Dataset rows:

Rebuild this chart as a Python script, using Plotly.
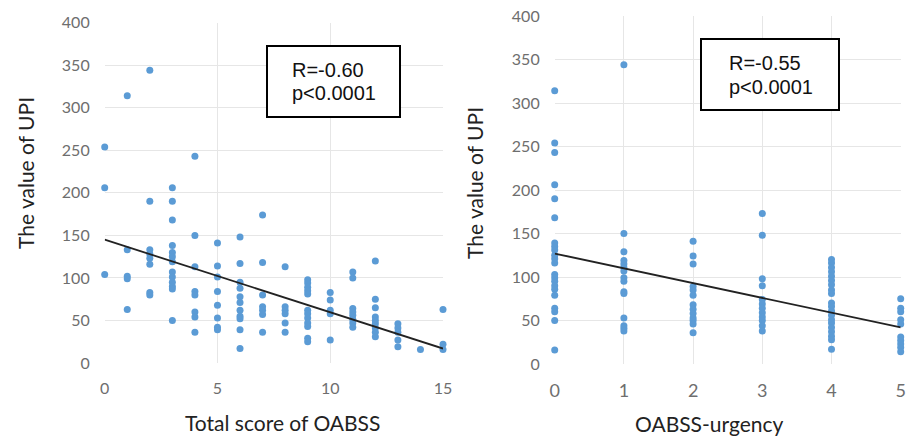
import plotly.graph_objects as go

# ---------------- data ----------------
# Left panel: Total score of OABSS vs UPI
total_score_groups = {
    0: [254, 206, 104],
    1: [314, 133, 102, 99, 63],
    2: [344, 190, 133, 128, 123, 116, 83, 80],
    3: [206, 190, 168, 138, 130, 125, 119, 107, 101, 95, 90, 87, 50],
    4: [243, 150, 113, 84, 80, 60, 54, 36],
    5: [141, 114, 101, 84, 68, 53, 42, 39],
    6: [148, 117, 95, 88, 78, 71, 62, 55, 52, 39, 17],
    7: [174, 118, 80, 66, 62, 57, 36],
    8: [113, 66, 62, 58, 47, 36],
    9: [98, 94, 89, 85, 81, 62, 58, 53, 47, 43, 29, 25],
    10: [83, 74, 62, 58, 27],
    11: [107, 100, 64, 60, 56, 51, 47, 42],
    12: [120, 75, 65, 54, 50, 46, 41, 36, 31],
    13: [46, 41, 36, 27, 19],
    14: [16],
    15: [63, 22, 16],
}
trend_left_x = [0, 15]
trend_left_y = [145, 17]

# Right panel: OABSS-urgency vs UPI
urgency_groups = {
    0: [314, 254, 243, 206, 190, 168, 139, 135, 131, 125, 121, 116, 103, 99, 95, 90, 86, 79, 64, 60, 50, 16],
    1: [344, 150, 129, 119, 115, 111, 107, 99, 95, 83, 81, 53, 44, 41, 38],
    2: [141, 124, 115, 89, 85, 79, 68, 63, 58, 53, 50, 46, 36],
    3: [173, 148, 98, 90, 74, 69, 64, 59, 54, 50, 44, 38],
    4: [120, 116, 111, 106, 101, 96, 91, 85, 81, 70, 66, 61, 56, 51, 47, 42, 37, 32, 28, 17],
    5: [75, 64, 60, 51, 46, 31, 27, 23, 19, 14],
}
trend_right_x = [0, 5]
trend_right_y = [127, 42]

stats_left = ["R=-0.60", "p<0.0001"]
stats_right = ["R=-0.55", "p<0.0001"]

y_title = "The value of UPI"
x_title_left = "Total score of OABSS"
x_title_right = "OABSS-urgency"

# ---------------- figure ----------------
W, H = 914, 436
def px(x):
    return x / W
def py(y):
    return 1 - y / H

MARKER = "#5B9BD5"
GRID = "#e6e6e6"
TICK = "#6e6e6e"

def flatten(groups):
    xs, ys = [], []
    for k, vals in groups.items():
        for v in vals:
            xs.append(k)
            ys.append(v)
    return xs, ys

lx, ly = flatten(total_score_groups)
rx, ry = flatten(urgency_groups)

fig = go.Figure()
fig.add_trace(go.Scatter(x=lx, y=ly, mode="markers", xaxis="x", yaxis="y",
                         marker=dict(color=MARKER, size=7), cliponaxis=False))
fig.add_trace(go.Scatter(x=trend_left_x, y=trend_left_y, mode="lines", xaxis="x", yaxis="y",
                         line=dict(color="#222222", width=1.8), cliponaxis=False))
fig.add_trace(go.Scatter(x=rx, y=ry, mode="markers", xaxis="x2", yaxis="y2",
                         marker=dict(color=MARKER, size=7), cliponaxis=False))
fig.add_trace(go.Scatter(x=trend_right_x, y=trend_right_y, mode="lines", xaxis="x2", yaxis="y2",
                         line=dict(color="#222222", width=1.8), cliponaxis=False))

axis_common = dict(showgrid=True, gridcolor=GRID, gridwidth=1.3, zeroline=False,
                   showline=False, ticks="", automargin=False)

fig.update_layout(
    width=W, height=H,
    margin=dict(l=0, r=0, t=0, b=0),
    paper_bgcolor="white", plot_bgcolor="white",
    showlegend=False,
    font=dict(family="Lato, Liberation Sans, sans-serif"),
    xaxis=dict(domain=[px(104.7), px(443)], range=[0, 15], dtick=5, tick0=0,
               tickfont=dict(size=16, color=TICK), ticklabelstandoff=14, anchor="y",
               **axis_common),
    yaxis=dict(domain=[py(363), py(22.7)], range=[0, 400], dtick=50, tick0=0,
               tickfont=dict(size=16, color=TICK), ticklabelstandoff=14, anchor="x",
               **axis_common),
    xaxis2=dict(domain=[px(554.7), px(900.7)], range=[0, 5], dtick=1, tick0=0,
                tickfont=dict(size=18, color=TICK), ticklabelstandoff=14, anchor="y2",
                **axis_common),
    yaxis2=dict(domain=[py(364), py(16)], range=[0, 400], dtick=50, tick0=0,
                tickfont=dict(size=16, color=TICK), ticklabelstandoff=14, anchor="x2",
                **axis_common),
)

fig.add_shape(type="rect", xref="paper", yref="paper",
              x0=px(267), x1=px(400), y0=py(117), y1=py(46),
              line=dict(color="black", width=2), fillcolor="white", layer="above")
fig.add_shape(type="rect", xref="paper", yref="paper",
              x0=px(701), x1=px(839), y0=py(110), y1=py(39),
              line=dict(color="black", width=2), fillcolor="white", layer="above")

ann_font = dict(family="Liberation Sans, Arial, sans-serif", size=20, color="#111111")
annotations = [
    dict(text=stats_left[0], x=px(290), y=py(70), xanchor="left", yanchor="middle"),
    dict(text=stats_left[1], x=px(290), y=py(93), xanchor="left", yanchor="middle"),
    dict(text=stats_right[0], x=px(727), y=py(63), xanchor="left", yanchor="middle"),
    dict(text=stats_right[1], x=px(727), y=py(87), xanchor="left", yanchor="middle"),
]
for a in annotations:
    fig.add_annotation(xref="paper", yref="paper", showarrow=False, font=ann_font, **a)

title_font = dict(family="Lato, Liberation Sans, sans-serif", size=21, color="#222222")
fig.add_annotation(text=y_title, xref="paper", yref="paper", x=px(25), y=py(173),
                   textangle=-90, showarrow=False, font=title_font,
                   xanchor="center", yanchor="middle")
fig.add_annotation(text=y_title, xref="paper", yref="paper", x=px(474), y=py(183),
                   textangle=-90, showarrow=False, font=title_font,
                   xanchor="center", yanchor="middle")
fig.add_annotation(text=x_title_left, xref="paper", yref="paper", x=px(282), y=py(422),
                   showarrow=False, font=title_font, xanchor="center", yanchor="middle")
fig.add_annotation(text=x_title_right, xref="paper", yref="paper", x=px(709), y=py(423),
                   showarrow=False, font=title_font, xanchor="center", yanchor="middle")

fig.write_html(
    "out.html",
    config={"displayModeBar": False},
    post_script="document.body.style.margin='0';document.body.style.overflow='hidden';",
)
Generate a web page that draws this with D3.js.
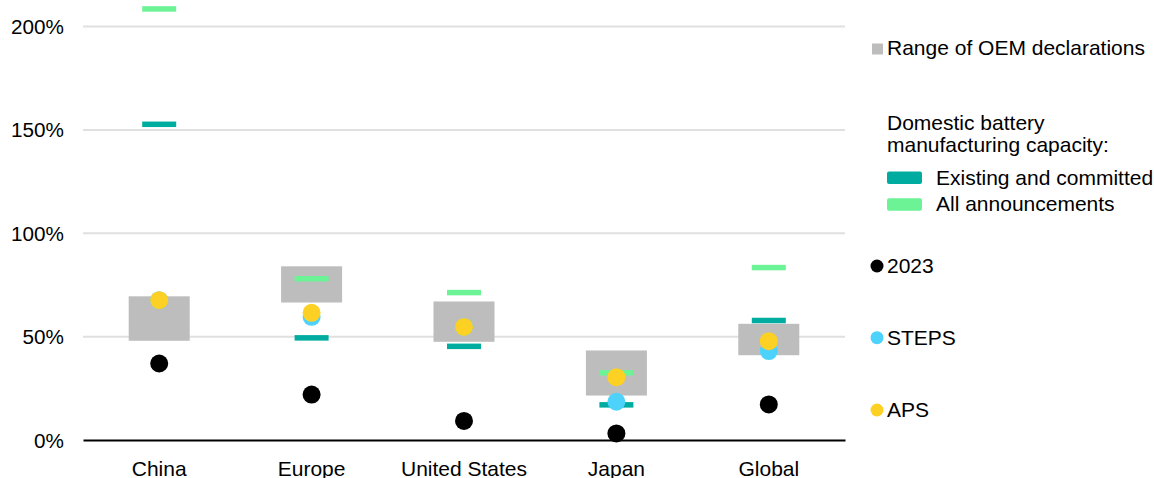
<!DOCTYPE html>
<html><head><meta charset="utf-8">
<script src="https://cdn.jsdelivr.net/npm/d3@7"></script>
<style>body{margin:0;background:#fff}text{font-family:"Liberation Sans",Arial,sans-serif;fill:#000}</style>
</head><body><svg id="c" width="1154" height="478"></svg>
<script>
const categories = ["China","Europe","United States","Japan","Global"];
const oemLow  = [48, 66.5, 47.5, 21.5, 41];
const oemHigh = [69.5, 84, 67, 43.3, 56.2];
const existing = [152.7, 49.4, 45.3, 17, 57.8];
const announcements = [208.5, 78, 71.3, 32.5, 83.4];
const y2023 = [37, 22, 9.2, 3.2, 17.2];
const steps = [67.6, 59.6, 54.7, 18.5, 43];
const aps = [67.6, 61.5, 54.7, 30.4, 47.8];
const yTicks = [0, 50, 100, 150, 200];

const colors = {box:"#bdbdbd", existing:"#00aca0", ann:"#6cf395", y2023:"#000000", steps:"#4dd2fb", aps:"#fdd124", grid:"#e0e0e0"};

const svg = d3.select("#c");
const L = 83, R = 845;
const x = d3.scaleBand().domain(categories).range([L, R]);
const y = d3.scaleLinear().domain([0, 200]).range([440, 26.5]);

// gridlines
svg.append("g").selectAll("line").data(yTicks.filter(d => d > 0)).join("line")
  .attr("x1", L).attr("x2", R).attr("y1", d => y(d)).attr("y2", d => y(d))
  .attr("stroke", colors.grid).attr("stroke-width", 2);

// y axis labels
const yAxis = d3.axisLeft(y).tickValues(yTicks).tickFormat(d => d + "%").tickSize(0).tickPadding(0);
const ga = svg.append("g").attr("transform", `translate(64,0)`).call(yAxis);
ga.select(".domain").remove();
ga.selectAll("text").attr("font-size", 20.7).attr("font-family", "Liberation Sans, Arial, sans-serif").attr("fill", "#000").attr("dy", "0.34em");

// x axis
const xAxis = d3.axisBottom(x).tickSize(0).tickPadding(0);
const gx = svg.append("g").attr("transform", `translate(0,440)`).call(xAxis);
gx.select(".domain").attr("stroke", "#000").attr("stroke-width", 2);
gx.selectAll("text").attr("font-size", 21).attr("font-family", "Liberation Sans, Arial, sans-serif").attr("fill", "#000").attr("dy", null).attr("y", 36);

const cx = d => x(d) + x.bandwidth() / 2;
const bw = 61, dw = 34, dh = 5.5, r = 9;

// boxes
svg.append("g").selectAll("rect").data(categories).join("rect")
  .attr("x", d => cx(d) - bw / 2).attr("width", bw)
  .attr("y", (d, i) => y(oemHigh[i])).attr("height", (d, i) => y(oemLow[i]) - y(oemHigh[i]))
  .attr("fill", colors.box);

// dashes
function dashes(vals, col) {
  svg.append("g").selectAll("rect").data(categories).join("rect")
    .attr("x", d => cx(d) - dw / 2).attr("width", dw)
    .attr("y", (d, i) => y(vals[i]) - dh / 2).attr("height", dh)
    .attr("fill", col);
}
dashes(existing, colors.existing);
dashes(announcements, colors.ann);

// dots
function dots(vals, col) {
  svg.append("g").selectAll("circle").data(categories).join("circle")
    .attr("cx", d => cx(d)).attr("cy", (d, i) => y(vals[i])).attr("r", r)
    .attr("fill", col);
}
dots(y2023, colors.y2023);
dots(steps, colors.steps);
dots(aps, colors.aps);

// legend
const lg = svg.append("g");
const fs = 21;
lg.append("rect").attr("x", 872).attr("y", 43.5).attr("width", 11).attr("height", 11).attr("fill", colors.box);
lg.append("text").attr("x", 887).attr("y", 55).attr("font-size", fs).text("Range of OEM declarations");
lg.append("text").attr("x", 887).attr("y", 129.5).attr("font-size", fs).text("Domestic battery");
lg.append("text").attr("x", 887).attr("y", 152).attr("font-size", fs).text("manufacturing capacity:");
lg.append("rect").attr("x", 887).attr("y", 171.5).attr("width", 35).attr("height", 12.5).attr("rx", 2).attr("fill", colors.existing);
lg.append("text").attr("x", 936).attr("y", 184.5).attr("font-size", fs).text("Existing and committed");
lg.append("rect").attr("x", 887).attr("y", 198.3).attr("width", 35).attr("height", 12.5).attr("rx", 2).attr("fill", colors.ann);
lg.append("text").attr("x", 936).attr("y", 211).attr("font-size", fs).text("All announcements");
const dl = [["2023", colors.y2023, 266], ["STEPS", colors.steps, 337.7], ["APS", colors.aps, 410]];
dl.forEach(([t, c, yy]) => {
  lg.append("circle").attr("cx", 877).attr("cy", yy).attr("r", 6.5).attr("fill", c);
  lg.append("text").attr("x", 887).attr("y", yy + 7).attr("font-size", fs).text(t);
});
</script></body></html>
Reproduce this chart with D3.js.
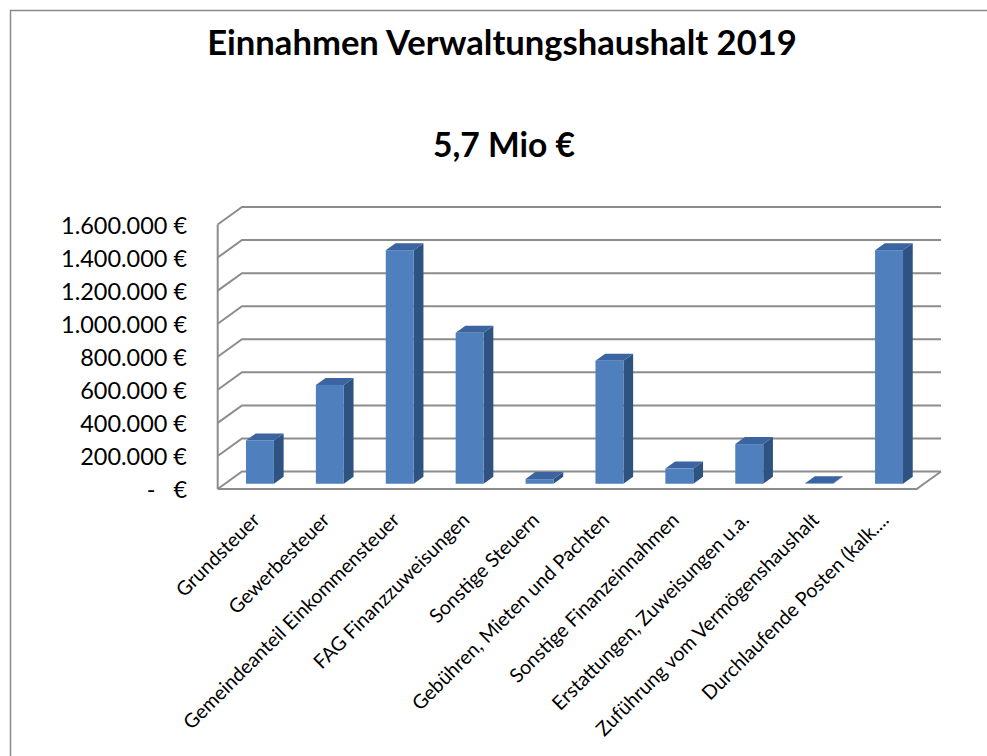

| YOUR GOAL |
Take the lines above from the top of the records through the one with "import plotly.graph_objects as go" and repeat them exactly, without any pictures.

| OUTPUT OF THE EXERCISE |
Rebuild this chart as a Python script, using Plotly.
import plotly.graph_objects as go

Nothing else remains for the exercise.